In 1986, he was appointed Channel 4's Washington correspondent covering the final years of the Reagan presidency and the 1988 presidential campaign. He also presented special programmes on the Iran-Contra scandal.

1n 1988 Stourton joined the BBC as Paris correspondent. In 1990 he returned to ITN as diplomatic editor, and during his three years in the job he reported from Baghdad during the Gulf War, from Bosnia during the siege of Sarajevo, from Moscow in the final days of the Soviet Union and from Europe throughout the negotiations leading up to the Maastricht summit.

In 1993 he returned to the BBC to the One O'Clock News, which he presented for six years. He has also presented editions of Correspondent, Assignment and Panorama, and the phone-in programme Call Ed Stourton on Radio 4. His current affairs work for Radio 4 includes the series The Violence Files, Asia Gold and Global Shakeout. Asia Gold won the Sony Gold for current affairs in 1997.

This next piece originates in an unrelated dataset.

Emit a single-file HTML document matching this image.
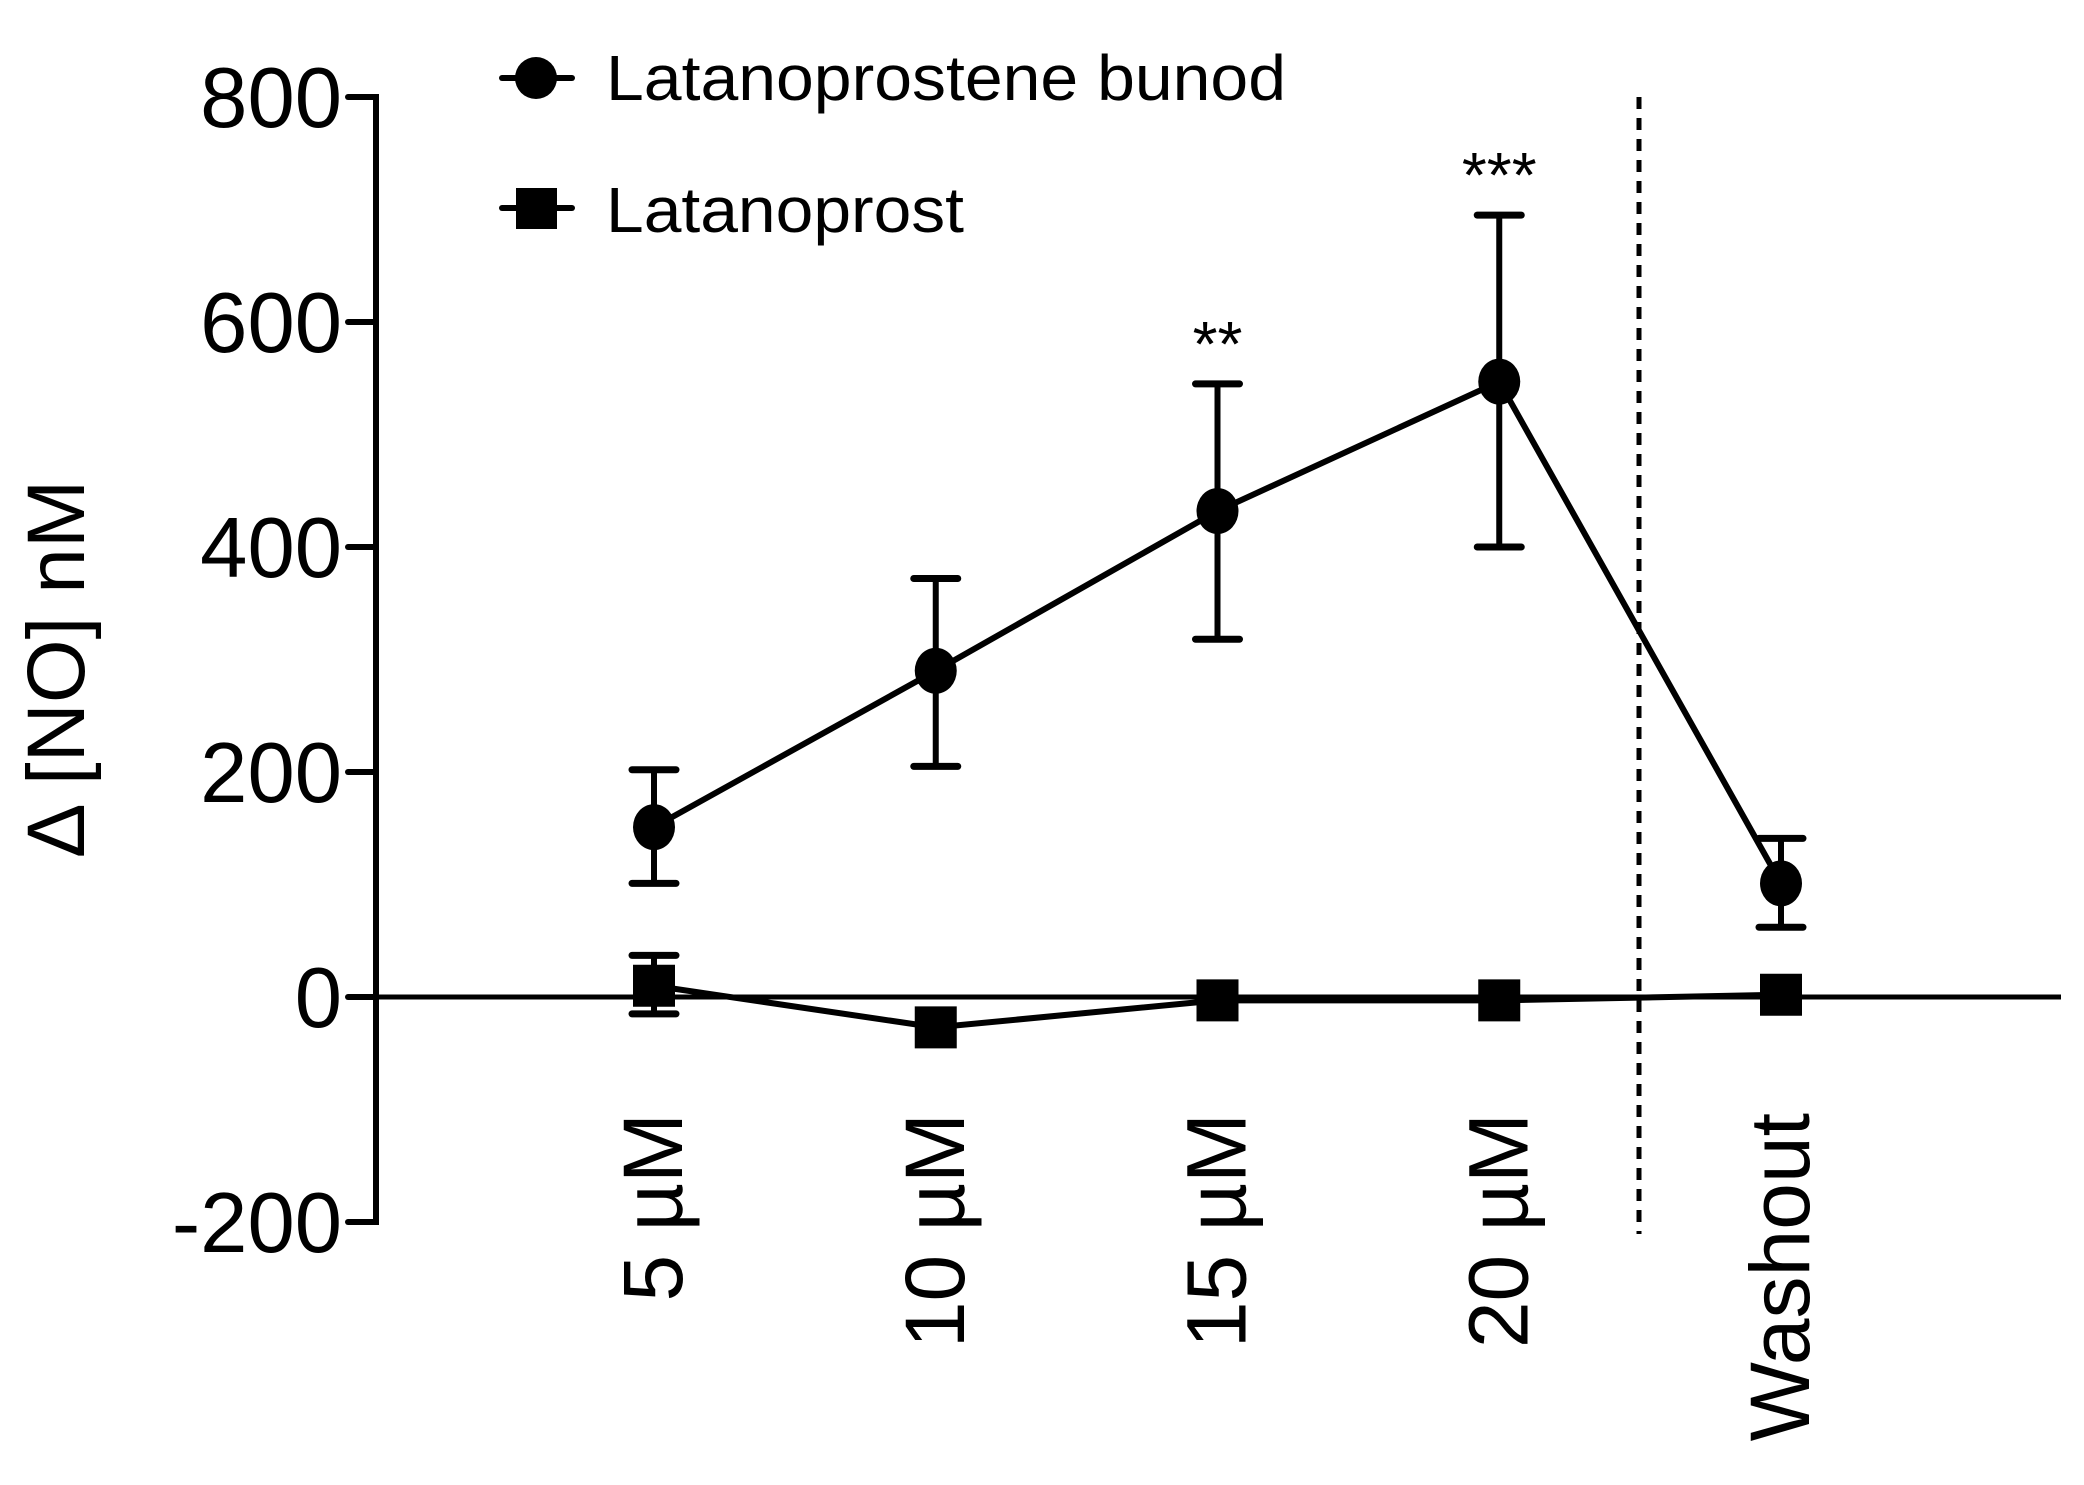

In 1997 he presented Absolute Truth, a landmark, four-part series for BBC2 on the modern Catholic Church and wrote a book to accompany the series.

In January 1999 he joined the presentation team on the Today Programme.

He won the the Amnesty Award for best television documentary in 2001.

Earlier this year he presented the six part series In the Footsteps of St. Paul for Radio 4 and is a regular presenter of the Radio 4 religious and ethical news programme Sunday.